Piscotty discusses 'perpetual cycle of hurt'

March 10th, 2020

MESA, Ariz. -- stands around the cage with a bat in hand during most batting practices at Hohokam Stadium. But all he can do for now is take in the sounds of the crack of the bat and observe his teammates.

As the A’s gear up for a 2020 campaign in which they intend to improve upon back-to-back 97-win seasons, they do so knowing that mission will likely begin without Piscotty, who entered Tuesday's 4-2 loss to the Royals yet to see any action this spring. With Opening Day just over two weeks away, Piscotty remains shut down from all baseball activity with an oblique/rib cage injury.

“I’m working through this oblique. It’s a tough baseball injury, that’s for sure,” Piscotty said. "I feel healthy, but I have to be patient.”

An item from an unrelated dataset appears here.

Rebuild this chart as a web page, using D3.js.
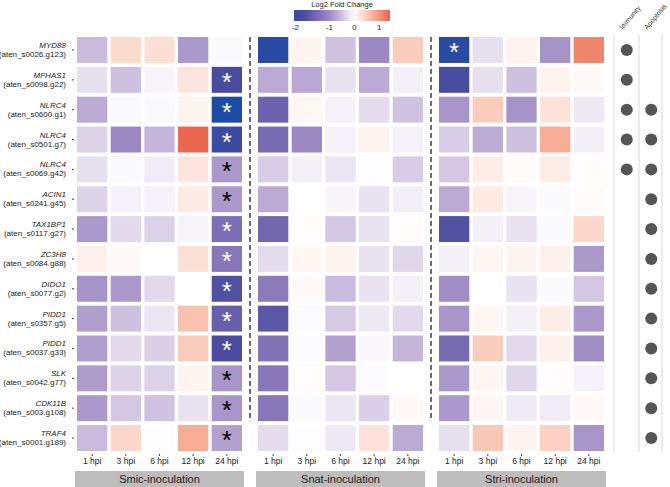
<!DOCTYPE html>
<html>
<head>
<meta charset="utf-8">
<script src="https://cdn.jsdelivr.net/npm/d3@7"></script>
<style>
  body { margin: 0; background: #fff; }
  svg { font-family: "Liberation Sans", Arial, sans-serif; }
</style>
</head>
<body>
<svg width="670" height="487"></svg>
<script>
var genes = ["MYD88", "MFHAS1", "NLRC4", "NLRC4", "NLRC4", "ACIN1", "TAX1BP1", "ZC3H8", "DIDO1", "PIDD1", "PIDD1", "SLK", "CDK11B", "TRAF4"];
var ids = ["aten_s0026.g123", "aten_s0098.g22", "aten_s0600.g1", "aten_s0501.g7", "aten_s0069.g42", "aten_s0241.g45", "aten_s0117.g27", "aten_s0084.g88", "aten_s0077.g2", "aten_s0357.g5", "aten_s0037.g33", "aten_s0042.g77", "aten_s003.g108", "aten_s0001.g189"];
var times = ["1 hpi", "3 hpi", "6 hpi", "12 hpi", "24 hpi"];
var panels = ["Smic-inoculation", "Snat-inoculation", "Stri-inoculation"];

// log2 fold change, one row per gene, columns = times
var smic = [
  [-0.55, 0.35, 0.3, -0.85, -0.05],
  [-0.25, -0.5, -0.08, 0.25, -1.8],
  [-0.7, -0.05, -0.05, 0.1, -2.3],
  [-0.35, -1.0, -0.6, 1.4, -2.0],
  [-0.25, -0.05, -0.15, 0.25, -0.85],
  [-0.35, -0.1, -0.1, 0.2, -0.85],
  [-0.85, -0.3, -0.35, -0.08, -1.3],
  [0.15, 0.05, 0.0, 0.3, -1.2],
  [-0.9, -0.85, -0.3, 0.0, -1.7],
  [-0.8, -0.5, -0.2, 0.6, -1.5],
  [-0.8, -0.3, -0.38, 0.5, -1.75],
  [-0.82, -0.35, -0.35, 0.1, -0.88],
  [-0.85, -0.45, -0.48, -0.22, -0.88],
  [-0.55, 0.38, -0.02, 0.8, -0.78]
];
var snat = [
  [-2.2, 0.1, -0.48, -1.0, 0.5],
  [-0.7, -0.72, -0.22, -0.7, -0.12],
  [-1.45, 0.08, -0.1, -0.27, -0.48],
  [-1.35, -1.0, -0.1, 0.1, -0.1],
  [-0.4, -0.12, -0.2, -0.02, -0.4],
  [-0.7, 0.0, -0.07, -0.22, -0.13],
  [-1.4, 0.03, -0.45, -0.22, 0.03],
  [-0.27, 0.08, 0.1, -0.22, -0.32],
  [-1.15, 0.06, -0.55, -0.22, -0.12],
  [-1.6, -0.03, -0.43, -0.17, -0.3],
  [-1.25, -0.03, -0.78, -0.06, -0.6],
  [-1.2, 0.03, -0.45, -0.03, 0.0],
  [-1.2, -0.04, -0.2, -0.38, 0.06],
  [-0.27, -0.02, -0.17, 0.28, -0.7]
];
var stri = [
  [-2.2, -0.25, 0.12, -0.9, 1.15],
  [-1.8, -0.25, -0.5, 0.12, 0.05],
  [-0.88, 0.5, -0.9, 0.28, -0.17],
  [-0.4, -0.68, -0.5, 0.8, -0.13],
  [-0.45, 0.18, 0.04, 0.18, 0.03],
  [-0.7, 0.2, -0.08, -0.04, 0.04],
  [-1.7, -0.12, -0.22, -0.04, 0.38],
  [-0.12, 0.08, 0.1, 0.15, -0.85],
  [-0.95, 0.0, -0.22, -0.04, -0.45],
  [-0.88, 0.08, -0.12, 0.18, -0.85],
  [-1.35, 0.5, -0.3, 0.15, -0.95],
  [-0.85, 0.08, -0.32, 0.03, -0.1],
  [-0.85, 0.08, -0.16, -0.14, 0.06],
  [-0.25, 0.55, 0.1, 0.45, -0.88]
];
// significance stars: [panel, row, col, colour]
var stars = [
  [0, 1, 4, "w"], [0, 2, 4, "w"], [0, 3, 4, "w"], [0, 4, 4, "b"], [0, 5, 4, "b"],
  [0, 6, 4, "w"], [0, 7, 4, "w"], [0, 8, 4, "w"], [0, 9, 4, "w"], [0, 10, 4, "w"],
  [0, 11, 4, "b"], [0, 12, 4, "b"], [0, 13, 4, "b"], [2, 0, 0, "w"]
];
var annCols = ["Immunity", "Apoptosis"];
var immunity = [1, 1, 1, 1, 1, 0, 0, 0, 0, 0, 0, 0, 0, 0];
var apoptosis = [0, 0, 1, 1, 1, 1, 1, 1, 1, 1, 1, 1, 1, 1];
var legendTicks = [-2, -1, 0, 1];

var svg = d3.select("svg");
var panelData = [smic, snat, stri];

var panelX = d3.scaleBand().domain(panels).range([77, 604]).paddingInner(0.0884).paddingOuter(0);
var x = d3.scaleBand().domain(times).range([0, panelX.bandwidth()]).paddingInner(0.1);
var y = d3.scaleBand().domain(d3.range(genes.length)).range([37, 451]).paddingInner(0.13);

var color = d3.scaleLinear()
    .domain([-2.3, -1.75, -1.0, -0.45, 0, 0.5, 1.45])
    .range(["#1d4aa3", "#4b4c9f", "#9c88c2", "#d3c7e3", "#ffffff", "#f9ccbb", "#e8634a"])
    .interpolate(d3.interpolateLab)
    .clamp(true);

// heat cells
panels.forEach(function(p, pi) {
    var g = svg.append("g").attr("transform", "translate(" + panelX(p) + ",0)");
    var cells = [];
    panelData[pi].forEach(function(row, ri) {
        row.forEach(function(v, ci) { cells.push({r: ri, c: ci, v: v}); });
    });
    g.selectAll("rect.cell").data(cells).enter().append("rect")
        .attr("class", "cell")
        .attr("x", function(d) { return x(times[d.c]); })
        .attr("y", function(d) { return y(d.r); })
        .attr("width", x.bandwidth())
        .attr("height", y.bandwidth())
        .attr("fill", function(d) { return color(d.v); });

    // x axis
    var ax = g.append("g")
        .attr("transform", "translate(0," + (y.range()[1] + 3) + ")")
        .call(d3.axisBottom(x).tickSize(2).tickPadding(2));
    ax.select(".domain").remove();
    ax.selectAll("line").attr("stroke", "#444");
    ax.selectAll("text").attr("fill", "#222").style("font-size", "8.5px")
        .style("font-family", "'Liberation Sans', Arial, sans-serif");

    // strip
    g.append("rect")
        .attr("x", -2).attr("y", 471)
        .attr("width", panelX.bandwidth() + 4).attr("height", 16)
        .attr("fill", "#bdbdbd");
    g.append("text")
        .attr("x", panelX.bandwidth() / 2).attr("y", 479)
        .attr("dy", "0.35em")
        .attr("text-anchor", "middle")
        .attr("fill", "#222")
        .style("font-size", "11px")
        .text(p);
});

// stars
svg.selectAll("text.star").data(stars).enter().append("text")
    .attr("class", "star")
    .attr("x", function(d) { return panelX(panels[d[0]]) + x(times[d[2]]) + x.bandwidth() / 2; })
    .attr("y", function(d) { return y(d[1]) + y.bandwidth() / 2 + 11; })
    .attr("text-anchor", "middle")
    .attr("fill", function(d) { return d[3] === "w" ? "#fff" : "#000"; })
    .style("font-size", "26px")
    .text("*");

// dashed separators
[0, 1].forEach(function(i) {
    var xe = panelX(panels[i]) + panelX.bandwidth();
    var xn = panelX(panels[i + 1]);
    svg.append("line")
        .attr("x1", (xe + xn) / 2).attr("x2", (xe + xn) / 2)
        .attr("y1", y.range()[0]).attr("y2", y(12) + y.bandwidth())
        .attr("stroke", "#333").attr("stroke-width", 1.4)
        .attr("stroke-dasharray", "5,3");
});

// row labels
var lab = svg.append("g").selectAll("g").data(genes).enter().append("g")
    .attr("transform", function(d, i) { return "translate(66," + (y(i) + y.bandwidth() / 2) + ")"; });
lab.append("text")
    .attr("text-anchor", "end").attr("y", -2)
    .attr("fill", "#222").style("font-size", "8px").style("font-style", "italic")
    .text(function(d) { return d; });
lab.append("text")
    .attr("text-anchor", "end").attr("y", 7)
    .attr("fill", "#222").style("font-size", "8px")
    .text(function(d, i) { return "(" + ids[i] + ")"; });
lab.append("line")
    .attr("x1", 6).attr("x2", 8).attr("y1", 0).attr("y2", 0)
    .attr("stroke", "#444");

// annotation columns
var annData = [immunity, apoptosis];
var ax2 = d3.scaleBand().domain(annCols).range([614, 662]).paddingInner(0.04);
svg.selectAll("line.vsep").data([614, 639, 662]).enter().append("line")
    .attr("class", "vsep")
    .attr("x1", function(d) { return d; }).attr("x2", function(d) { return d; })
    .attr("y1", 34).attr("y2", 452)
    .attr("stroke", "#d9d9d9").attr("stroke-width", 1);
annCols.forEach(function(c, ci) {
    var cx = ax2(c) + ax2.bandwidth() / 2 + 1;
    var pts = [];
    annData[ci].forEach(function(v, i) { if (v) pts.push(i); });
    svg.selectAll("circle.a" + ci).data(pts).enter().append("circle")
        .attr("class", "a" + ci)
        .attr("cx", cx)
        .attr("cy", function(i) { return y(i) + y.bandwidth() / 2; })
        .attr("r", 6)
        .attr("fill", "#555");
    svg.append("text")
        .attr("transform", "translate(" + (cx - 4) + ",30) rotate(-50)")
        .attr("fill", "#333")
        .style("font-size", "7px")
        .text(c);
});

// legend
var lx = d3.scaleLinear().domain([-2, -1, 0, 1.45]).range([295, 329, 354, 390]);
var defs = svg.append("defs");
var grad = defs.append("linearGradient").attr("id", "lg");
d3.range(0, 1.0001, 0.05).forEach(function(t) {
    var v = lx.invert(294 + t * 96);
    grad.append("stop").attr("offset", (t * 100) + "%").attr("stop-color", color(v));
});
svg.append("rect")
    .attr("x", 294).attr("y", 10).attr("width", 96).attr("height", 11)
    .attr("fill", "url(#lg)");
svg.append("text")
    .attr("x", 342).attr("y", 7)
    .attr("text-anchor", "middle")
    .attr("fill", "#222")
    .style("font-size", "7.5px")
    .text("Log2 Fold Change");
var lax = svg.append("g").attr("transform", "translate(0,21)")
    .call(d3.axisBottom(lx).tickValues(legendTicks).tickSize(0).tickPadding(3)
        .tickFormat(function(d) { return String(d); }));
lax.select(".domain").remove();
lax.selectAll("text").attr("fill", "#222").style("font-size", "8px")
    .style("font-family", "'Liberation Sans', Arial, sans-serif");
</script>
</body>
</html>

Patience can be tough to practice when it’s going on eight months. Since a right knee sprain on a slide in Anaheim on June 30, Piscotty has spent more time in the trainers’ room than the field. He returned Aug. 3 but never felt completely healed from the sprain, then he sustained a right ankle sprain just three weeks later and missed all but one game the rest of the way.

In all, Piscotty was limited to 93 games and slashed .249/.309/.412 with 13 home runs and 44 RBIs.

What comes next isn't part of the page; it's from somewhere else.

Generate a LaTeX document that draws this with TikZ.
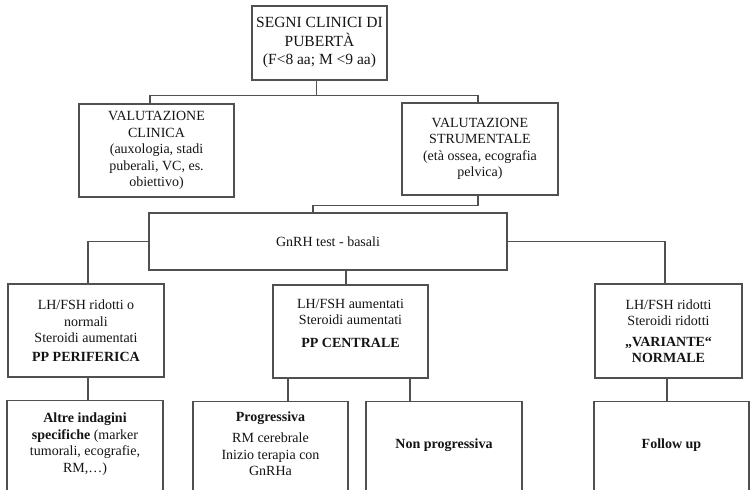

“I feel like I’m in an eight-month perpetual cycle of hurt, and it’s very frustrating,” Piscotty said. “But I’m trying to keep a positive attitude and keep working.”

Piscotty tried to ramp up the activity shortly after Cactus League play began Feb. 22, but he said the oblique “did not respond” the way he had hoped, leading to the indefinite shutdown. There’s no timetable for when he might start back up with baseball activities, but the bright side for the outfielder is that the injury is happening now instead of during the season.

“I am glad it’s happening now and not for what hopefully will be a long postseason run,” Piscotty said. “It’s a tough one. My mind is spinning on how I’m feeling, and I’m just trying to trust in our trainers and doctors. They’ll give me the green light when it’s time.”

A’s manager Bob Melvin agreed with the right fielder’s view, adding that the proper time to heal will hopefully get Piscotty's production back to what he showed in 2018, when he clubbed 27 home runs and had 88 RBIs in 155 games.

“I would say the silver lining is it’s happening now and not in April or May,” Melvin said. “He’s doing the best he can to rehab and get himself ready to play. Hopefully, we’re past some of those injuries once he gets back on the field.”

Piscotty’s absence to begin the season could be softened by the A's strong outfield depth. Mark Canha, who posted career highs in games played (126), runs scored (80), hits (112, matching 2015), home runs (26), batting average (.273) and OPS (.913) last season, is the leading candidate to get the bulk of playing time in right field.